Si además son “creyentes”, su Dios es fuego encendido y tangible, ostentoso y estruendoso; a su paso suenan las trompetas. Su poder es aplastante, pulveriza a los enemigos, y vive en el pedestal más alto.
Los humildes
Por su parte, los humildes orbitan alrededor de la Verdad, y la reflejan en sus quehaceres cotidianos. Si ocupan puestos de relevancia, o tienen entre manos obligaciones que implican grados de autoridad y poder, no se dejan arrastrar por éstas.
El humilde es consciente de sus limitaciones. Esta claridad de vida hace del humilde un hombre prudente, bien dispuesto a escuchar las sugerencias de los demás, a quienes respeta y valora no obstante estar igualmente determinados “por las costuras” que se notan a primera vista.

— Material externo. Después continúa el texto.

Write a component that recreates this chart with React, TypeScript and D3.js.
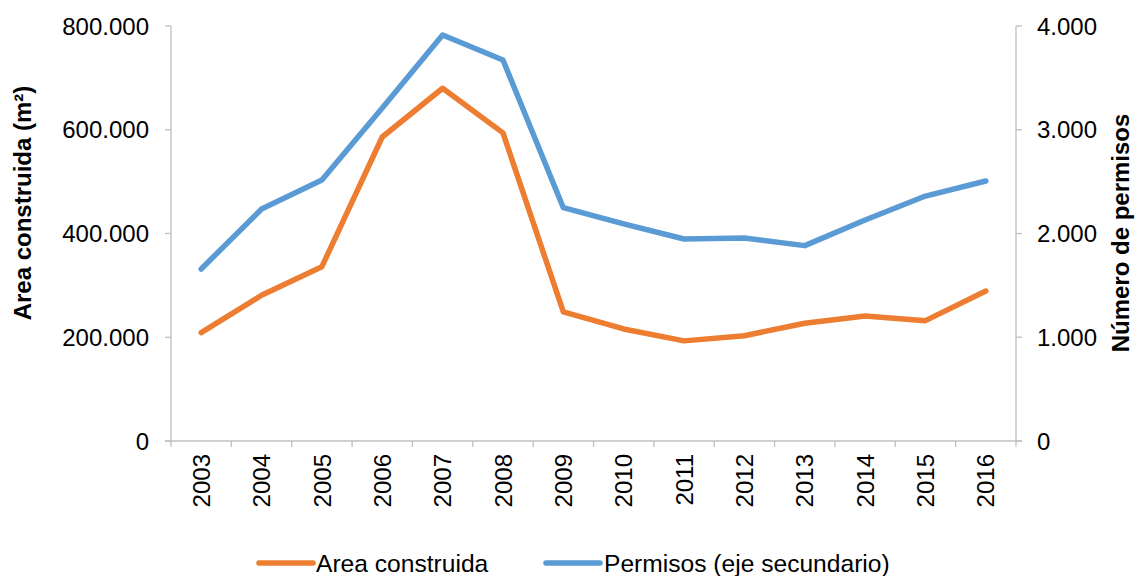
import React from "react";
import * as d3 from "d3";

const years = ["2003","2004","2005","2006","2007","2008","2009","2010","2011","2012","2013","2014","2015","2016"];
const areaConstruida = [209000, 281000, 336000, 586000, 680000, 594000, 249000, 216000, 193000, 203000, 227000, 241000, 232000, 289000];
const permisos = [1658, 2236, 2516, 3210, 3913, 3672, 2249, 2092, 1947, 1957, 1883, 2130, 2361, 2506];
const leftTicks = [0, 200000, 400000, 600000, 800000];
const rightTicks = [0, 1000, 2000, 3000, 4000];
const seriesNames = ["Area construida", "Permisos (eje secundario)"];

const W = 1135, H = 576;
const L = 171, R = 1016, T = 26, B = 441;
const ORANGE = "#ED7D31", BLUE = "#5B9BD5", AXIS = "#BFBFBF";
const FONT = "'Liberation Sans', Arial, sans-serif";
const FS = 24;
const FSL = 24.6;

const fmt = (v: number) => {
  if (v === 0) return "0";
  return d3.format(",")(v).replace(/,/g, ".");
};

export default function App() {
  const x = d3.scaleBand<string>().domain(years).range([L, R]);
  const yL = d3.scaleLinear().domain([0, 800000]).range([B, T]);
  const yR = d3.scaleLinear().domain([0, 4000]).range([B, T]);
  const cx = (d: string) => (x(d) as number) + x.bandwidth() / 2;

  const lineA = d3.line<number>().x((_, i) => cx(years[i])).y((v) => yL(v));
  const lineP = d3.line<number>().x((_, i) => cx(years[i])).y((v) => yR(v));

  const boundaries = years.map((y) => x(y) as number).concat([R]);

  return (
    <svg width={W} height={H} style={{ position: "absolute", left: 0, top: 0, background: "#fff" }} fontFamily={FONT}>
      {/* left axis */}
      <line x1={L} x2={L} y1={T} y2={B} stroke={AXIS} strokeWidth={1.3} />
      {leftTicks.map((t) => (
        <g key={"l" + t}>
          <line x1={L - 6} x2={L} y1={yL(t)} y2={yL(t)} stroke={AXIS} strokeWidth={1.3} />
          <text x={149} y={yL(t)} dy="0.36em" textAnchor="end" fontSize={FS} fill="#000">{fmt(t)}</text>
        </g>
      ))}
      {/* right axis */}
      <line x1={R} x2={R} y1={T} y2={B} stroke={AXIS} strokeWidth={1.3} />
      {rightTicks.map((t) => (
        <g key={"r" + t}>
          <line x1={R} x2={R + 6} y1={yR(t)} y2={yR(t)} stroke={AXIS} strokeWidth={1.3} />
          <text x={1037} y={yR(t)} dy="0.36em" textAnchor="start" fontSize={FS} fill="#000">{fmt(t)}</text>
        </g>
      ))}
      {/* bottom axis */}
      <line x1={L - 6} x2={R + 6} y1={B} y2={B} stroke={AXIS} strokeWidth={1.3} />
      {boundaries.map((bx, i) => (
        <line key={"b" + i} x1={bx} x2={bx} y1={B} y2={B + 6} stroke={AXIS} strokeWidth={1.3} />
      ))}
      {years.map((yr) => (
        <text key={yr} transform={`translate(${cx(yr)},${454}) rotate(-90)`} textAnchor="end" dy="0.36em" fontSize={FS} fill="#000">{yr}</text>
      ))}
      {/* axis titles */}
      <text transform={`translate(22,${203}) rotate(-90)`} textAnchor="middle" dy="0.36em" fontSize={FS} fontWeight="bold" fill="#000">Area construida (m²)</text>
      <text transform={`translate(1120,${233}) rotate(-90)`} textAnchor="middle" dy="0.36em" fontSize={FS} fontWeight="bold" fill="#000">Número de permisos</text>
      {/* lines */}
      <path d={lineP(permisos) as string} fill="none" stroke={BLUE} strokeWidth={5.5} strokeLinejoin="round" strokeLinecap="round" />
      <path d={lineA(areaConstruida) as string} fill="none" stroke={ORANGE} strokeWidth={5.5} strokeLinejoin="round" strokeLinecap="round" />
      {/* legend */}
      <line x1={259} x2={313} y1={563} y2={563} stroke={ORANGE} strokeWidth={5.5} strokeLinecap="round" />
      <text x={316} y={563} dy="0.36em" fontSize={FSL} fill="#000">{seriesNames[0]}</text>
      <line x1={546} x2={600} y1={563} y2={563} stroke={BLUE} strokeWidth={5.5} strokeLinecap="round" />
      <text x={604} y={563} dy="0.36em" fontSize={FSL} fill="#000">{seriesNames[1]}</text>
    </svg>
  );
}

Si además son creyentes, los humildes creen en un Dios que los favorece: Dios quiere que la humildad se junte con la sabiduría; en tal sentido, habla directamente al oído del humilde, para que aprenda hasta llegar a la perfección, que no es otra cosa que la bondad. Este “plan” del Dios vivo está a disposición de todos.
Una asamblea festiva
La Escritura está plagada de la imagen del banquete como concreción del Reino que Jesús inaugura. En los Evangelios hay infinidad de pasajes donde Jesús participa de comidas y fiestas, bien como invitado, bien como anfitrión.
Jesucristo no se niega a nadie. Para Él es igual estar sentado a la mesa con ricos y poderosos dirigentes, que compartir con sus discípulos o con las masas. Existe, sin embargo, una peculiaridad que testifica igualmente el Libro Sagrado.
Cuando el Señor se halla entre quienes se sienten superiores a los demás, suele señalar ciertas actitudes que no se corresponden con una celebración o una comida. Es el caso del Evangelio de Lucas de este domingo: invitado a comer en casa de un importante dirigente, Jesús se da cuenta de ser “espiado” por los fariseos. Es decir, estos comensales no están presentes con la mejor de las actitudes.
Pero hay más. Los invitados están preocupados por ocupar los sitiales de honor, donde estén más expuestos, donde se les rinda pleitesía. Es entonces cuando Jesús relata una parábola cuya enseñanza es sentarse en puestos más “discretos”, de modo que, si el anfitrión lo considera pertinente, pasen a los lugares honoríficos.
Lo anterior no es una “estrategia”, sino la reconducción al espacio de la humildad, donde la persona consciente de su valía, da el peso justo a las realidades que lo cubren, y le es indiferente el lugar, pues se siente ya satisfecho por el simple hecho de participar de la asamblea festiva.
El altanero y el irrespetuoso, el autoritario que ha colocado todo en su poder desnudo, necesita del reconocimiento permanente de parte de focas de oficio, que lo rodean sistemáticamente, alabándolo.
Jesús, el Primogénito de todos, por su parte, acoge a todos aquellos cuyos nombres están inscritos en el cielo, que viven según las sugerencias divinas y que se aprestan a ocupar su “lugar” en el banquete. Como bien lo dijo alguno, el lugar que nos corresponde es el penúltimo, pues el último lugar lo ocupó Jesús de tal manera que nadie se lo puede quitar. Este es el Dios en quien creemos.
He dicho al inicio que los seres humanos somos un montón de particularidades, por ende, no se nos puede reducir a “humildes” y “arrogantes”. Pero el mundo de Lucas era mucho más sencillo que el nuestro. Lo que vale la pena rescatar acá es el autoexamen que podamos hacernos a nosotros mismos, a partir de los ejemplos que el Evangelio nos presenta, de modo que nos hagamos con la actitud justa a la hora de relacionarnos con nuestros hermanos.